I spent a few days in London last week. A combination of work, research and seeking out interesting places. I am not familiar with the East End of London but a birthday present last month sent me off on a journey around Spitalfields and Canary Wharf.
I was given a copy of Spitalfields Nippers, a collection of photographs taken by Henry Warner around 1900. The photographs are poignant reflections of a society where children were working from a young age; selling flowers, cutting wood and often looking after younger siblings while their parents were out at work. There is an innocence about them but it was a world of immense infant and child mortality. For any writer, photographs are a great source of inspiration and the ones in this book have triggered ideas for short stories that are waiting to be written.

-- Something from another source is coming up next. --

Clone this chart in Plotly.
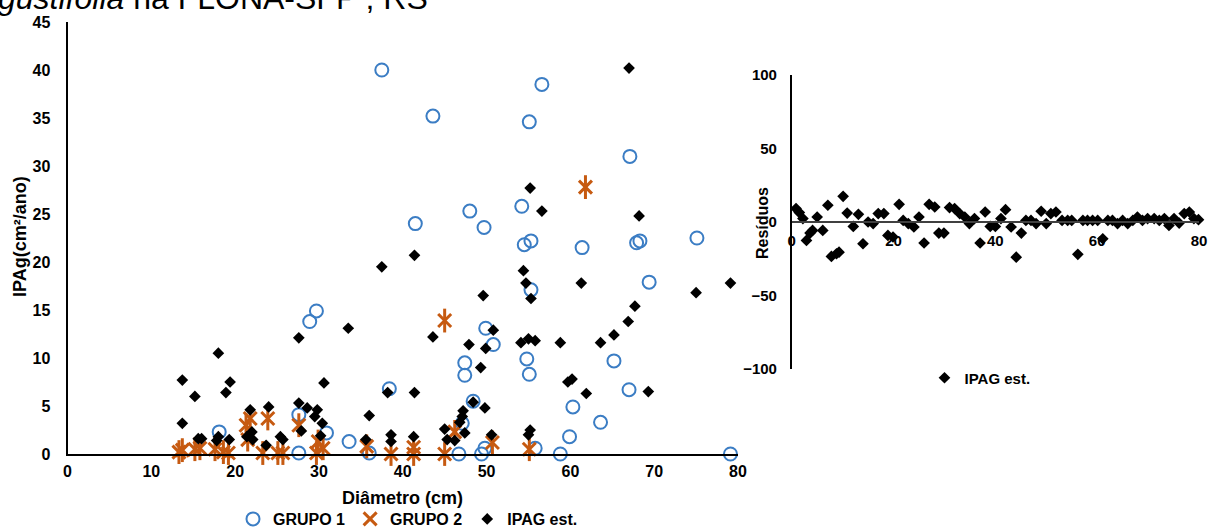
import plotly.graph_objects as go

# ---------------- data ----------------
g1_x = [18.1, 27.6, 27.6, 28.9, 29.7, 30.9, 33.6, 36.0, 37.5, 38.4, 41.5, 43.6, 46.7, 47.1,
        47.4, 47.4, 48.0, 48.4, 49.4, 49.8, 49.7, 49.9, 50.8, 54.2, 54.5, 55.3, 55.1, 56.6,
        55.3, 54.8, 55.1, 55.8, 58.8, 59.9, 60.3, 61.4, 63.6, 65.2, 67.0, 67.1, 67.9, 68.3,
        69.4, 75.1, 79.1]
g1_y = [2.3, 4.1, 0.1, 13.8, 14.9, 2.2, 1.3, 0.1, 40.0, 6.8, 24.0, 35.2, 0.0, 3.2,
        9.5, 8.2, 25.3, 5.5, 0.0, 0.6, 23.6, 13.1, 11.4, 25.8, 21.8, 22.2, 34.6, 38.5,
        17.1, 9.9, 8.3, 0.6, 0.0, 1.8, 4.9, 21.5, 3.3, 9.7, 6.7, 31.0, 22.0, 22.2,
        17.9, 22.5, 0.0]

g2_x = [13.3, 13.7, 15.2, 15.8, 17.6, 18.6, 19.2, 21.3, 21.8, 21.5, 23.9, 23.3, 25.1, 25.7,
        27.6, 29.9, 30.5, 29.7, 35.7, 38.6, 41.3, 41.3, 45.0, 45.0, 46.2, 50.7, 55.1, 61.8]
g2_y = [0.2, 0.4, 0.5, 0.6, 0.5, 0.2, 0.1, 3.0, 3.7, 1.5, 3.7, 0.1, 0.1, 0.1,
        3.0, 1.3, 0.6, 0.1, 0.8, 0.0, 0.7, 0.0, 0.0, 13.9, 2.3, 1.2, 0.5, 27.8]

est_x = [13.7, 13.7, 15.2, 15.6, 16.0, 17.8, 18.0, 18.0, 18.9, 19.4, 19.3, 21.4, 21.8, 22.0,
         22.1, 23.7, 24.0, 25.4, 25.7, 27.6, 27.6, 27.9, 28.6, 29.8, 29.5, 30.4, 30.2, 30.6,
         33.5, 35.6, 36.0, 37.5, 38.2, 38.6, 38.6, 41.4, 41.4, 41.3, 43.6, 45.0, 45.3, 46.2,
         46.8, 47.1, 47.2, 47.4, 47.9, 48.4, 49.3, 49.6, 49.8, 49.9, 50.6, 50.8, 54.1, 54.4,
         54.7, 55.0, 55.2, 55.3, 55.8, 55.0, 55.2, 56.6, 58.8, 59.7, 60.2, 61.3, 61.9, 63.6,
         65.2, 66.9, 67.0, 67.7, 68.2, 69.3, 75.0, 79.1]
est_y = [7.7, 3.2, 6.0, 1.6, 1.6, 1.4, 1.8, 10.5, 6.4, 7.5, 1.5, 1.8, 4.6, 2.3,
         1.5, 0.9, 4.9, 1.8, 1.5, 12.1, 5.3, 2.4, 4.8, 4.6, 3.9, 3.2, 1.9, 7.4,
         13.1, 1.5, 4.0, 19.5, 6.4, 2.0, 1.3, 20.7, 6.4, 1.8, 12.2, 2.6, 1.5, 1.4,
         3.3, 3.9, 4.5, 2.2, 11.4, 5.4, 9.0, 16.5, 4.8, 11.0, 2.0, 12.9, 11.6, 19.1,
         17.8, 12.0, 27.7, 16.2, 11.8, 2.0, 2.5, 25.3, 11.6, 7.5, 7.8, 17.8, 6.3, 11.6,
         12.4, 13.8, 40.2, 15.4, 24.8, 6.5, 16.8, 17.8]

res_x = [0.85, 1.5, 2.2, 2.9, 3.6, 4.1, 5.0, 6.1, 7.1, 7.8, 8.8, 9.3, 10.1, 10.9, 12.1, 13.1,
         14.0, 15.0, 16.0, 17.0, 18.1, 18.9, 19.9, 21.1, 21.9, 22.9, 24.0, 25.0, 26.0, 27.0,
         28.1, 28.9, 29.9, 31.0, 32.0, 33.0, 34.0, 34.9, 35.9, 37.0, 38.0, 39.0, 40.0, 41.1,
         42.0, 43.1, 44.1, 45.1, 46.0, 47.0, 48.0, 49.0, 50.0, 50.9, 51.9, 53.1, 54.2, 55.0,
         56.2, 57.2, 58.1, 59.1, 60.1, 61.1, 62.1, 63.0, 64.0, 65.0, 66.0, 67.0, 67.9, 68.9,
         69.9, 71.2, 72.2, 73.2, 74.1, 75.1, 76.1, 77.1, 78.1, 79.0, 79.9]
res_y = [9.1, 6.4, 2.3, -12.5, -7.5, -5.7, 3.4, -5.7, 11.4, -23.4, -21.6, -20.5, 17.5, 6.1,
         -3.0, 5.2, -14.8, 0.0, -1.1, 5.7, 5.7, -9.1, -10.2, 12.0, 1.1, -1.1, -3.4, 3.4,
         -14.3, 12.0, 10.2, -7.5, -7.5, 9.8, 9.1, 5.7, 3.4, -1.1, 2.3, -14.3, 6.8, -3.0,
         -3.0, 2.3, 8.4, -3.4, -23.9, -7.5, 1.1, 1.1, -1.1, 7.3, -1.1, 5.7, 6.8, 1.1, 1.1,
         1.1, -22.0, 1.1, 1.1, 1.1, 1.1, -11.4, 1.1, 1.1, -1.1, 1.1, -1.1, 1.1, 3.4, 1.1,
         2.3, 2.3, 1.1, 2.3, -2.3, 2.3, -0.7, 5.7, 6.8, 2.3, 1.6]

main_xticks = [0, 10, 20, 30, 40, 50, 60, 70, 80]
main_yticks = [0, 5, 10, 15, 20, 25, 30, 35, 40, 45]
res_xticks = [0, 20, 40, 60, 80]
res_yticks = [-100, -50, 0, 50, 100]

# ---------------- style ----------------
FONT = "Arial, Liberation Sans, sans-serif"
BLUE = "#3B7DC4"
ORANGE = "#C65A11"
W, H = 1208, 530

def px_x(p):
    return p / W

def px_y(p):
    return 1 - p / H

fig = go.Figure()

fig.add_trace(go.Scatter(x=g1_x, y=g1_y, mode="markers", name="GRUPO 1",
                         marker=dict(symbol="circle-open", size=13, color=BLUE,
                                     line=dict(width=2, color=BLUE)),
                         cliponaxis=False, legend="legend", legendgroup="g1"))
fig.add_trace(go.Scatter(x=g2_x, y=g2_y, mode="markers", name="GRUPO 2",
                         marker=dict(symbol="x-thin-open", size=13, color=ORANGE,
                                     line=dict(width=3, color=ORANGE)),
                         cliponaxis=False, legend="legend", legendgroup="g2"))
fig.add_trace(go.Scatter(x=g2_x, y=g2_y, mode="markers", name="GRUPO 2",
                         marker=dict(symbol="line-ns-open", size=17, color=ORANGE,
                                     line=dict(width=3, color=ORANGE)),
                         cliponaxis=False, showlegend=False, legendgroup="g2"))
fig.add_trace(go.Scatter(x=est_x, y=est_y, mode="markers", name="IPAG est.",
                         marker=dict(symbol="diamond", size=9, color="black"),
                         cliponaxis=False, legend="legend", legendgroup="e"))

fig.add_trace(go.Scatter(x=res_x, y=res_y, mode="markers", name="IPAG est.",
                         marker=dict(symbol="diamond", size=9, color="black"),
                         xaxis="x2", yaxis="y2", cliponaxis=False, legend="legend2"))

tickfont = dict(family=FONT, size=16, color="black", weight="bold")
rtickfont = dict(family=FONT, size=15, color="black", weight="bold")

main_x_dom = [px_x(67.5), px_x(738)]
main_y_dom = [px_y(454), px_y(22)]
res_x_dom = [px_x(791.7), px_x(1199)]
res_y_dom = [px_y(369), px_y(75)]

fig.update_layout(
    width=W, height=H,
    margin=dict(l=0, r=0, t=0, b=0, autoexpand=False),
    paper_bgcolor="white", plot_bgcolor="white",
    showlegend=True,
    xaxis=dict(domain=main_x_dom, range=[0, 80], tickvals=main_xticks,
               showgrid=False, zeroline=False, showline=True, linecolor="black",
               linewidth=2, ticks="", tickfont=tickfont, ticklabelstandoff=2,
               anchor="y", automargin=False, ticklabeloverflow="allow"),
    yaxis=dict(domain=main_y_dom, range=[0, 45], tickvals=main_yticks,
               showgrid=False, zeroline=False, showline=True, linecolor="black",
               linewidth=2, ticks="", tickfont=tickfont, ticklabelstandoff=12,
               anchor="x", automargin=False, ticklabeloverflow="allow"),
    xaxis2=dict(domain=res_x_dom, range=[0, 80], tickvals=res_xticks,
                showgrid=False, zeroline=False, showline=True, linecolor="#404040",
                linewidth=1.5, ticks="", tickfont=rtickfont, ticklabelstandoff=5,
                anchor="free", position=px_y(222), automargin=False,
                ticklabeloverflow="allow"),
    yaxis2=dict(domain=res_y_dom, range=[-100, 100], tickvals=res_yticks,
                showgrid=False, zeroline=False, showline=True, linecolor="black",
                linewidth=1.5, ticks="", tickfont=rtickfont, ticklabelstandoff=10,
                anchor="x2", automargin=False, ticklabeloverflow="allow"),
    legend=dict(orientation="h", x=px_x(408), xanchor="center",
                y=px_y(519), yanchor="middle",
                font=dict(family=FONT, size=16, color="black", weight="bold"),
                itemwidth=30, tracegroupgap=0, bgcolor="rgba(0,0,0,0)"),
    legend2=dict(orientation="h", x=px_x(980), xanchor="center",
                 y=px_y(378), yanchor="middle",
                 font=dict(family=FONT, size=15, color="black", weight="bold"),
                 itemwidth=30, bgcolor="rgba(0,0,0,0)"),
    annotations=[
        dict(text="<i>gustifolia</i> na FLONA-SFP , RS", x=px_x(-4), y=px_y(-2),
             xref="paper", yref="paper", xanchor="left", yanchor="middle",
             showarrow=False, font=dict(family=FONT, size=32, color="black")),
        dict(text="<b>Diâmetro (cm)</b>", x=px_x(402), y=px_y(498),
             xref="paper", yref="paper", xanchor="center", yanchor="middle",
             showarrow=False, font=dict(family=FONT, size=18, color="black")),
        dict(text="<b>IPAg(cm²/ano)</b>", x=px_x(20), y=px_y(237),
             xref="paper", yref="paper", xanchor="center", yanchor="middle",
             textangle=-90, showarrow=False,
             font=dict(family=FONT, size=18, color="black")),
        dict(text="<b>Resíduos</b>", x=px_x(762), y=px_y(223),
             xref="paper", yref="paper", xanchor="center", yanchor="middle",
             textangle=-90, showarrow=False,
             font=dict(family=FONT, size=16, color="black")),
    ],
)

fig.write_html("out.html")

Spitalfields is in the London Borough of Tower Hamlets and even now still has high levels of deprivation and child poverty, Compare this to other parts of the Borough; in particular, Canary Wharf and you wonder how in the 21st Century you can have great wealth and extreme poverty living side by side.
A great place to visit is the Museum of London Docklands in West India Docks where you can see the history of the river and the life around it. From Roman times to the present day this is an area that has seen it all. Invasions, world trade, slavery, wartime bombings and the metamorphosis from docks to skyscrapers.
From this visit my current read is Jack London’s ‘The People of the Abyss’. A review will follow in my next post.
I love crime fiction and spent an amazing afternoon on Saturday at Newcastle Noir Festival. The first panel was Northern Landscapes with Howard Linskey, Nick Quantrill, David Mark and Craig Robertson, chaired by Luca Veste. A great insight into how the landscape of places plays such a crucial part in crime novels. Cities such as Glasgow, Newcastle and Hull all give writers and readers a sense of the places they are. It is not just about cities in crime, wilder landscapes such as the countryside around cities and the Faroe Islands also represent the uniqueness of the northern landscapes. But what is the North? North of Bloomsbury was one comment. Is there a North/South divide and where is that indistinct line?
Writers in Prison had Mari Hannah, Russ Litten and Alexandra Sokoloff sharing their experiences of prison life from a range of perspectives. Mari as a former probation officer, Russ as a Writer in Residence in a prison and Alexandra as a screenwriter, novelist and early in her career working with young offenders. Are killers evil? What makes people kill? A fascinating discussion around crime, rehabilitation and the future of prisons made this a very thought-provoking session.
My final panel for the day was Mark Billingham and Martyn Waites ‘In Conversation’ and what a conversation it was. This whizz bang session was funny, informative and enthralling. These two writers were a great double-act and kept the audience entertained with their experiences of writing, researching and a short reading from their respective books ‘Time of Death’ and ‘The Woman in Black – Angel of Death’. Great entertainment.
Walking is back on the agenda tomorrow. Twenty six miles from Budle Bay to Alnmouth. Madness I hear you cry and yes I think I am probably suffering from some type of mid-life crisis which made me sign up for the Coastal Challenge Walk. Yet walking is a time to think, to plot, to argue with yourself and also create characters and landscapes that will touch the lives of many. As Nietzsche said ‘All truly great thoughts are conceived by walking’.